For the Role of Social Media in Home Improvement study, the Home Improvement Research Institute (HIRI) surveyed more than 750 homeowners who had completed a home improvement project in the six months prior to the research or planned to complete a project in the next six months.
HIRI’s research shows Facebook, Pinterest and YouTube are the most popular platforms among homeowners using social media for their home improvement projects.
Study participants say the most useful purpose for social media is finding project ideas. In fact, 75 percent selected “Getting inspiration or design ideas” as the No. 1 way social media helps them complete their home renovation projects. About 30 percent rank how-to videos, photos and printed instructions found on social media as the top way these sites are helpful.
Applied to Retail
Consider the following homeowner preferences to use your operation’s social media to promote products, interact with customers and market your business.

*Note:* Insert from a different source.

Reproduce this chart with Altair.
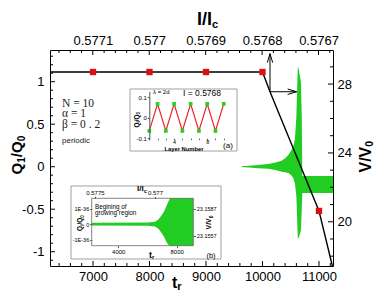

HIRI study participants listed the major areas they think social media could improve to better meet their needs, and the top four relate to price. Homeowners want companies to expand opportunities for them to use social media platforms to estimate project costs and find and compare prices.
If your business has an e-commerce presence, then customers likely already price shop your store’s products online and do their own math on what projects will cost them. You can make the process even easier for then by posting pricing alongside photos or supply lists for project inspiration. In addition, post project ideas for customers on Pinterest or YouTube and consider including product prices when you do.